Music Review: If I Should Fall From Grace With God, The Pogues
Published September 30, 2006
A June day, close to midsummer, and everybody is out wandering the streets of the Old Town, smelling out the ghost of the Old Jew and the young Irish boy who followed him around. Perhaps if they're lucky catching a glimpse of the ever so eternally lovely Molly as she lies stretched out on her bed with her memories of youth. I'm sitting in the saloon bar, a thick black pint with a puddle of water forming underneath as the heat of the day meets the coolness of the glass causing it to rain the tears that won't come out of my not-quite-drunk-enough eyes.
This is as close as I'll be getting to Ireland, sitting in some pub full of rotting republican slogans, made all the stupider because none of the regulars have been back to Ireland for five generations, since their families came over to dig that canal that runs from here up to the capital. They dumped the typhoid victims here on the way to Toronto and inland. The ones who the nuns nursed back to life went on to dig the damn canal and spew their seed all the way along the waterfront to populate most of the South East of Ontario with their progeny.
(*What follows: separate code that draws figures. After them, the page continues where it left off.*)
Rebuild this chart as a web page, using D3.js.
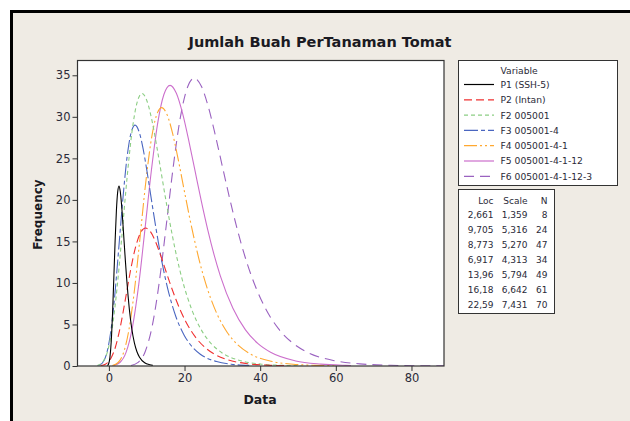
<!DOCTYPE html>
<html>
<head>
<meta charset="utf-8">
<script src="https://cdn.jsdelivr.net/npm/d3@7"></script>
<style>
  body { margin: 0; background: #fff; }
  svg { display: block; font-family: "DejaVu Sans", Verdana, sans-serif; }
</style>
</head>
<body>
<svg id="chart" width="630" height="421"></svg>
<script>
// fitted curves, [data, frequency]
var p1 = [[-0.40,0.04],[-0.06,0.27],[0.28,1.07],[0.62,2.98],[0.96,6.27],[1.30,10.56],[1.64,15.00],[1.98,18.66],[2.32,20.93],[2.66,21.66],[3.00,21.04],[3.34,19.47],[3.68,17.34],[4.02,14.99],[4.36,12.66],[4.70,10.51],[5.04,8.60],[5.38,6.96],[6.06,4.45],[6.74,2.79],[7.42,1.72],[8.10,1.06],[9.46,0.39],[10.81,0.15],[11.60,0.08]];
var p2 = [[-2.25,0.03],[-0.93,0.21],[0.40,0.82],[1.73,2.29],[3.06,4.81],[4.39,8.10],[5.72,11.51],[7.05,14.31],[8.38,16.05],[9.71,16.61],[11.03,16.14],[12.36,14.93],[13.69,13.30],[15.02,11.50],[16.35,9.71],[17.68,8.06],[19.01,6.59],[20.34,5.34],[22.99,3.41],[25.66,2.14],[28.32,1.32],[30.97,0.81],[36.29,0.30],[41.60,0.11],[46.92,0.04]];
var f2 = [[-3.09,0.07],[-1.77,0.41],[-0.45,1.62],[0.86,4.52],[2.18,9.49],[3.50,16.00],[4.82,22.73],[6.13,28.28],[7.45,31.71],[8.77,32.81],[10.09,31.88],[11.41,29.50],[12.72,26.27],[14.04,22.71],[15.36,19.19],[16.68,15.92],[17.99,13.03],[19.31,10.54],[21.95,6.75],[24.58,4.23],[27.22,2.61],[29.85,1.60],[35.12,0.60],[40.39,0.22],[45.66,0.08],[50.93,0.03]];
var f3 = [[-2.78,0.06],[-1.71,0.36],[-0.63,1.44],[0.45,4.00],[1.53,8.39],[2.60,14.14],[3.69,20.09],[4.76,24.99],[5.84,28.03],[6.92,29.00],[8.00,28.18],[9.08,26.07],[10.15,23.22],[11.23,20.07],[12.31,16.96],[13.39,14.07],[14.47,11.51],[15.55,9.32],[17.70,5.96],[19.86,3.74],[22.02,2.31],[24.17,1.42],[28.49,0.53],[32.80,0.19],[37.11,0.07]];
var f4 = [[0.92,0.06],[2.37,0.39],[3.82,1.54],[5.27,4.29],[6.72,9.00],[8.17,15.17],[9.61,21.55],[11.06,26.81],[12.51,30.07],[13.96,31.11],[15.41,30.23],[16.86,27.97],[18.31,24.91],[19.75,21.54],[21.20,18.19],[22.65,15.10],[24.10,12.35],[25.55,10.00],[28.45,6.40],[31.34,4.01],[34.24,2.48],[37.14,1.52],[42.93,0.57],[48.72,0.21],[54.52,0.08],[60.31,0.03]];
var f5 = [[1.24,0.07],[2.90,0.42],[4.56,1.67],[6.22,4.66],[7.88,9.77],[9.54,16.48],[11.20,23.41],[12.86,29.12],[14.52,32.66],[16.18,33.79],[17.84,32.83],[19.50,30.38],[21.16,27.05],[22.82,23.39],[24.48,19.76],[26.14,16.39],[27.80,13.41],[29.46,10.86],[32.79,6.95],[36.11,4.35],[39.43,2.69],[42.75,1.65],[49.39,0.61],[56.03,0.23],[62.67,0.08],[64.00,0.06]];
var f6 = [[5.87,0.07],[7.73,0.43],[9.59,1.72],[11.44,4.78],[13.30,10.03],[15.16,16.90],[17.02,24.01],[18.87,29.87],[20.73,33.50],[22.59,34.66],[24.45,33.67],[26.31,31.16],[28.16,27.75],[30.02,23.99],[31.88,20.27],[33.74,16.81],[35.59,13.76],[37.45,11.14],[41.17,7.13],[44.88,4.46],[48.60,2.76],[52.31,1.69],[59.75,0.63],[67.18,0.23],[74.61,0.09],[82.04,0.03],[88.60,0.01]];

var seriesNames = ["P1 (SSH-5)", "P2 (Intan)", "F2 005001", "F3 005001-4", "F4 005001-4-1", "F5 005001-4-1-12", "F6 005001-4-1-12-3"];
var locValues = ["2,661", "9,705", "8,773", "6,917", "13,96", "16,18", "22,59"];
var scaleValues = ["1,359", "5,316", "5,270", "4,313", "5,794", "6,642", "7,431"];
var nValues = ["8", "24", "47", "34", "49", "61", "70"];
var xTicks = [0, 20, 40, 60, 80];
var yTicks = [0, 5, 10, 15, 20, 25, 30, 35];

var allSeries = [p1, p2, f2, f3, f4, f5, f6];
var colors = ["#000000", "#f03030", "#8cce84", "#4a66c0", "#ffa830", "#cc6fcc", "#9a62c0"];
var dashes = [null, "8,4", "4,3", "14,3,4,3", "13,3,2,3,2,3", null, "10,6"];

var svg = d3.select("#chart");
var bg = "#efebe4";

// outer frame (runs off the right and bottom)
svg.append("rect")
  .attr("x", 11.5).attr("y", 11.5)
  .attr("width", 640).attr("height", 430)
  .attr("fill", bg)
  .attr("stroke", "#000")
  .attr("stroke-width", 3);

var margin = {left: 77.5, right: 444, top: 60.5, bottom: 366};

var x = d3.scaleLinear().domain([-8.3, 88.6]).range([margin.left, margin.right]);
var y = d3.scaleLinear().domain([0, 36.78]).range([margin.bottom, margin.top]);

svg.append("rect")
  .attr("x", margin.left).attr("y", margin.top)
  .attr("width", margin.right - margin.left)
  .attr("height", margin.bottom - margin.top)
  .attr("fill", "#fff");

svg.append("clipPath").attr("id", "clip")
  .append("rect")
  .attr("x", margin.left).attr("y", margin.top - 2)
  .attr("width", margin.right - margin.left)
  .attr("height", margin.bottom - margin.top + 2);

var line = d3.line()
  .x(function(d) { return x(d[0]); })
  .y(function(d) { return y(d[1]); })
  .curve(d3.curveMonotoneX);

var curves = svg.append("g").attr("clip-path", "url(#clip)");
for (var i = allSeries.length - 1; i >= 0; i--) {
  curves.append("path")
    .datum(allSeries[i])
    .attr("fill", "none")
    .attr("stroke", colors[i])
    .attr("stroke-width", 1.1)
    .attr("stroke-dasharray", dashes[i])
    .attr("d", line);
}

// plot box
svg.append("rect")
  .attr("x", margin.left).attr("y", margin.top)
  .attr("width", margin.right - margin.left)
  .attr("height", margin.bottom - margin.top)
  .attr("fill", "none")
  .attr("stroke", "#333")
  .attr("stroke-width", 1.2);

var xAxis = d3.axisBottom(x).tickValues(xTicks).tickSize(5).tickPadding(3);
var yAxis = d3.axisLeft(y).tickValues(yTicks).tickSize(5).tickPadding(2);

var gx = svg.append("g")
  .attr("transform", "translate(0," + margin.bottom + ")")
  .call(xAxis);
var gy = svg.append("g")
  .attr("transform", "translate(" + margin.left + ",0)")
  .call(yAxis);

[gx, gy].forEach(function(g) {
  g.select(".domain").remove();
  g.selectAll("line").attr("stroke", "#333");
  g.selectAll("text")
    .attr("fill", "#2a2a38")
    .style("font-size", "11.5px")
    .style("font-family", "DejaVu Sans, sans-serif");
});

svg.append("text")
  .attr("x", 320).attr("y", 47)
  .attr("text-anchor", "middle")
  .attr("font-weight", "bold")
  .attr("fill", "#1a1a22")
  .style("font-size", "14.5px")
  .text("Jumlah Buah PerTanaman Tomat");

svg.append("text")
  .attr("x", 260).attr("y", 404)
  .attr("text-anchor", "middle")
  .attr("font-weight", "bold")
  .attr("fill", "#1a1a22")
  .style("font-size", "12.5px")
  .text("Data");

svg.append("text")
  .attr("transform", "translate(42,214.5) rotate(-90)")
  .attr("text-anchor", "middle")
  .attr("font-weight", "bold")
  .attr("fill", "#1a1a22")
  .style("font-size", "12px")
  .text("Frequency");

// legend
var leg = svg.append("g");
leg.append("rect")
  .attr("x", 458.5).attr("y", 60.5)
  .attr("width", 159).attr("height", 125)
  .attr("fill", "#fff")
  .attr("stroke", "#333");
leg.append("text")
  .attr("x", 500.5).attr("y", 74)
  .attr("fill", "#2a2a38")
  .style("font-size", "9.2px")
  .text("Variable");
seriesNames.forEach(function(name, i) {
  var cy = 84.5 + i * 15.3;
  leg.append("line")
    .attr("x1", 464).attr("x2", 494)
    .attr("y1", cy).attr("y2", cy)
    .attr("stroke", colors[i])
    .attr("stroke-width", 1.2)
    .attr("stroke-dasharray", dashes[i]);
  leg.append("text")
    .attr("x", 500.5).attr("y", cy + 3.4)
    .attr("fill", "#2a2a38")
    .style("font-size", "9.2px")
    .text(name);
});

// parameter table
var tab = svg.append("g");
tab.append("rect")
  .attr("x", 458.5).attr("y", 189.5)
  .attr("width", 96).attr("height", 124)
  .attr("fill", "#fff")
  .attr("stroke", "#333");
var cols = [{x: 493.5, h: "Loc", v: locValues}, {x: 527.5, h: "Scale", v: scaleValues}, {x: 547.5, h: "N", v: nValues}];
cols.forEach(function(c) {
  tab.append("text")
    .attr("x", c.x).attr("y", 204)
    .attr("text-anchor", "end")
    .attr("fill", "#2a2a38")
    .style("font-size", "9px")
    .text(c.h);
  c.v.forEach(function(v, i) {
    tab.append("text")
      .attr("x", c.x).attr("y", 217.7 + i * 15)
      .attr("text-anchor", "end")
      .attr("fill", "#2a2a38")
      .style("font-size", "9px")
      .text(v);
  });
});
</script>
</body>
</html>
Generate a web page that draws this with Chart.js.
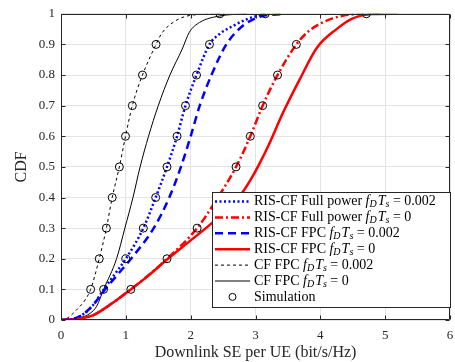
<!DOCTYPE html>
<html lang="en">
<head>
<meta charset="UTF-8" />
<title>Downlink SE CDF</title>
<script src="https://cdn.jsdelivr.net/npm/chart.js"></script>
<style>
  html, body { margin: 0; padding: 0; background: #fff; }
</style>
</head>
<body>
<canvas id="cdfChart" width="455" height="362"></canvas>
<script>
  // CDF levels where the simulated points were taken
  const cdfLevels = [0.1, 0.2, 0.3, 0.4, 0.5, 0.6, 0.7, 0.8, 0.9, 1.0];

  // analytical curves: SE values (x) and CDF values (y)
  const risFull002X = [0, 0.2, 0.35, 0.5, 0.66, 0.83, 1.0, 1.27, 1.46, 1.635, 1.79, 1.92, 2.09, 2.29, 2.45, 2.65, 2.86, 3.15];
  const risFull002Y = [0, 0.004, 0.02, 0.05, 0.1, 0.15, 0.2, 0.3, 0.4, 0.5, 0.6, 0.7, 0.8, 0.9, 0.935, 0.96, 0.982, 1.0];

  const risFull0X = [0, 0.25, 0.5, 0.75, 1.077, 1.32, 1.635, 2.1, 2.42, 2.7, 2.92, 3.11, 3.34, 3.63, 3.83, 4.19, 4.71, 4.95];
  const risFull0Y = [0, 0.003, 0.016, 0.049, 0.1, 0.141, 0.2, 0.3, 0.4, 0.5, 0.6, 0.7, 0.8, 0.9, 0.945, 0.985, 1.0, 1.0];

  const risFpc002X = [0, 0.2, 0.35, 0.5, 0.68, 0.9, 1.08, 1.43, 1.67, 1.85, 2.0, 2.14, 2.32, 2.55, 2.8, 3.06, 3.45];
  const risFpc002Y = [0, 0.004, 0.02, 0.05, 0.1, 0.155, 0.2, 0.3, 0.4, 0.5, 0.6, 0.7, 0.8, 0.9, 0.96, 0.99, 1.0];

  const risFpc0X = [0, 0.25, 0.5, 0.75, 1.077, 1.32, 1.65, 2.0, 2.29, 2.55, 2.8, 2.93, 3.06, 3.2, 3.42, 3.68, 3.95, 4.25, 4.5, 4.8, 5.19];
  const risFpc0Y = [0, 0.003, 0.016, 0.049, 0.1, 0.14, 0.2, 0.26, 0.31, 0.36, 0.417, 0.46, 0.51, 0.57, 0.675, 0.785, 0.89, 0.95, 0.985, 0.999, 1.0];

  const cfFpc002X = [0, 0.09, 0.24, 0.37, 0.457, 0.59, 0.7, 0.79, 0.9, 0.995, 1.1, 1.257, 1.466, 1.55, 1.75, 2.0, 2.45];
  const cfFpc002Y = [0, 0.005, 0.033, 0.065, 0.1, 0.2, 0.3, 0.4, 0.5, 0.6, 0.7, 0.8, 0.9, 0.935, 0.975, 0.995, 1.0];

  const cfFpc0X = [0, 0.3, 0.45, 0.55, 0.657, 0.857, 0.985, 1.11, 1.22, 1.35, 1.5, 1.68, 1.87, 1.98, 2.14, 2.45, 2.86];
  const cfFpc0Y = [0, 0.008, 0.022, 0.045, 0.1, 0.2, 0.3, 0.4, 0.5, 0.6, 0.7, 0.8, 0.885, 0.94, 0.972, 0.993, 1.0];

  // Monte-Carlo SE values at each CDF level
  const simCfFpc002 = [0.457, 0.59, 0.70, 0.79, 0.90, 0.995, 1.10, 1.257, 1.466, 2.45];
  const simRisFull002 = [0.657, 1.0, 1.27, 1.46, 1.635, 1.79, 1.92, 2.09, 2.29, 3.15];
  const simRisFull0 = [1.077, 1.635, 2.10, 2.42, 2.70, 2.92, 3.11, 3.34, 3.63, 4.71];

  const xTicks = [0, 1, 2, 3, 4, 5, 6];
  const yTicks = [0, 0.1, 0.2, 0.3, 0.4, 0.5, 0.6, 0.7, 0.8, 0.9, 1];

  const legendNames = ['RIS-CF Full power', 'RIS-CF Full power', 'RIS-CF FPC', 'RIS-CF FPC', 'CF FPC', 'CF FPC', 'Simulation'];
  const legendParams = ['0.002', '0', '0.002', '0', '0.002', '0', null];

  const SERIF = "'Liberation Serif', 'Times New Roman', serif";
  const AXIS = '#262626';

  const pts = (xs, ys) => xs.map((x, i) => ({ x, y: ys[i] }));

  function curve(xs, ys, color, width, dash) {
    return {
      data: pts(xs, ys),
      showLine: true,
      borderColor: color,
      borderWidth: width,
      borderDash: dash,
      pointRadius: 0,
      cubicInterpolationMode: 'monotone',
      fill: false,
      order: 1
    };
  }

  const simPoints = []
    .concat(pts(simCfFpc002, cdfLevels))
    .concat(pts(simRisFull002, cdfLevels))
    .concat(pts(simRisFull0, cdfLevels));

  const datasets = [
    curve(risFull002X, risFull002Y, '#0000ff', 2.5, [2, 2.5]),
    curve(risFull0X, risFull0Y, '#ff0000', 2.5, [8, 3, 2, 3]),
    curve(risFpc002X, risFpc002Y, '#0000ff', 2.5, [8, 5]),
    curve(risFpc0X, risFpc0Y, '#ff0000', 2.5, []),
    curve(cfFpc002X, cfFpc002Y, '#000000', 1, [3, 3]),
    curve(cfFpc0X, cfFpc0Y, '#000000', 1, []),
    {
      data: simPoints,
      showLine: false,
      pointStyle: 'circle',
      pointRadius: 4,
      pointBorderColor: '#000000',
      pointBorderWidth: 1,
      pointBackgroundColor: 'rgba(0,0,0,0)',
      borderColor: '#000000',
      order: 0
    }
  ];

  // box and inward ticks on all four sides
  const framePlugin = {
    id: 'frame',
    afterDatasetsDraw(chart) {
      const { ctx, chartArea: a, scales: { x, y } } = chart;
      const L = Math.round(a.left) + 0.5, R = Math.round(a.right) - 0.5;
      const T = Math.round(a.top) + 0.5, B = Math.round(a.bottom) - 0.5;
      ctx.save();
      ctx.strokeStyle = AXIS;
      ctx.lineWidth = 1;
      ctx.beginPath();
      ctx.rect(L, T, R - L, B - T);
      xTicks.forEach(v => {
        const px = Math.round(x.getPixelForValue(v)) + 0.5;
        ctx.moveTo(px, B); ctx.lineTo(px, B - 4);
        ctx.moveTo(px, T); ctx.lineTo(px, T + 4);
      });
      yTicks.forEach(v => {
        const py = Math.round(y.getPixelForValue(v)) + 0.5;
        ctx.moveTo(L, py); ctx.lineTo(L + 4, py);
        ctx.moveTo(R, py); ctx.lineTo(R - 4, py);
      });
      ctx.stroke();
      ctx.restore();
    }
  };

  // legend with the f_D T_s math text
  const legendPlugin = {
    id: 'mathLegend',
    afterDraw(chart) {
      const { ctx } = chart;
      const box = { left: 212.5, top: 192.5, right: 450.5, bottom: 307.5 };
      const rowH = 15.9, firstRow = 201.5;
      ctx.save();
      ctx.fillStyle = '#ffffff';
      ctx.fillRect(box.left, box.top, box.right - box.left, box.bottom - box.top);
      ctx.strokeStyle = AXIS;
      ctx.lineWidth = 1;
      ctx.strokeRect(box.left, box.top, box.right - box.left, box.bottom - box.top);

      chart.data.datasets.forEach((ds, i) => {
        const cy = firstRow + i * rowH;
        if (ds.showLine) {
          ctx.beginPath();
          ctx.strokeStyle = ds.borderColor;
          ctx.lineWidth = ds.borderWidth;
          ctx.setLineDash(ds.borderDash);
          ctx.moveTo(215, cy);
          ctx.lineTo(250, cy);
          ctx.stroke();
          ctx.setLineDash([]);
        } else {
          ctx.beginPath();
          ctx.strokeStyle = '#000000';
          ctx.lineWidth = 1;
          ctx.arc(232.5, cy, 3.5, 0, Math.PI * 2);
          ctx.stroke();
        }

        ctx.fillStyle = '#000000';
        ctx.textBaseline = 'middle';
        ctx.textAlign = 'left';
        let tx = 254;
        const put = (s, font, dy) => {
          ctx.font = font;
          ctx.fillText(s, tx, cy + dy);
          tx += ctx.measureText(s).width;
        };
        const rm = '14px ' + SERIF, it = 'italic 14px ' + SERIF, sub = 'italic 10px ' + SERIF;
        put(legendNames[i] + ' ', rm, 0);
        if (legendParams[i] !== null) {
          put('f', it, 0);
          put('D', sub, 3);
          tx += 1;
          put('T', it, 0);
          put('s', sub, 3);
          put(' = ' + legendParams[i], rm, 0);
        }
      });
      ctx.restore();
    }
  };

  new Chart(document.getElementById('cdfChart'), {
    type: 'scatter',
    data: { datasets },
    options: {
      responsive: false,
      animation: false,
      events: [],
      layout: { padding: { top: 13, right: 4, left: 0, bottom: 0 } },
      plugins: { legend: { display: false }, tooltip: { enabled: false } },
      scales: {
        x: {
          type: 'linear',
          min: 0,
          max: 6,
          afterBuildTicks: s => { s.ticks = xTicks.map(v => ({ value: v })); },
          afterFit: s => { s.height = 42; s.paddingLeft = 0; s.paddingRight = 0; },
          grid: { color: '#e4e4e4', lineWidth: 1, drawTicks: false },
          border: { display: false },
          ticks: { color: AXIS, padding: 8, font: { family: SERIF, size: 13 }, maxRotation: 0 },
          title: {
            display: true,
            text: 'Downlink SE per UE (bit/s/Hz)',
            color: AXIS,
            font: { family: SERIF, size: 16 },
            padding: { top: 0, bottom: 0 }
          }
        },
        y: {
          type: 'linear',
          min: 0,
          max: 1,
          afterBuildTicks: s => { s.ticks = yTicks.map(v => ({ value: v })); },
          afterFit: s => { s.width = 61; },
          grid: { color: '#e4e4e4', lineWidth: 1, drawTicks: false },
          border: { display: false },
          ticks: {
            color: AXIS,
            padding: 6,
            font: { family: SERIF, size: 13 },
            callback: v => (v === 0 || v === 1) ? String(v) : v.toFixed(1)
          },
          title: {
            display: true,
            text: 'CDF',
            color: AXIS,
            font: { family: SERIF, size: 16 },
            padding: { top: 12, bottom: 0 }
          }
        }
      }
    },
    plugins: [framePlugin, legendPlugin]
  });
</script>
</body>
</html>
But still they gather in the pub and sing songs from a hundred years ago about people and places of which they know nothing. They celebrate their Catholicism while condemning those who control them, not seeing the irony of how it's the church and its progeny that have conspired to hold them down just as much as the "damned to hell British Prots". Seventy years ago the same bunch would have been running down Mr. Jim as a filthy turncoat and anti-Catholic for saying "Ireland is like a sow eating her own…" - meaning that she swallows them all whole with not much left, no not even skin and bone, to spit out at the end of time and the day. But now they embrace him with the spirit of blind nationalism and raise stupid pints every mid-June day and swear fealty to a Jew and his wife because he wrote about them.
But that doesn't change the fact that I've got to leave this damned bar and face the curse of the midday sun in June, with it boring a hole in my brain pan that won't be repaired until I'm well past four decades. Now I haven't been paying any attention to what's been on the music coming our from behind the barman's shoulder. As long as a mention of a County or two can be heard over the babble of noise, nobody much seems to care what comes squawking out of the tin boxes that carry tunes.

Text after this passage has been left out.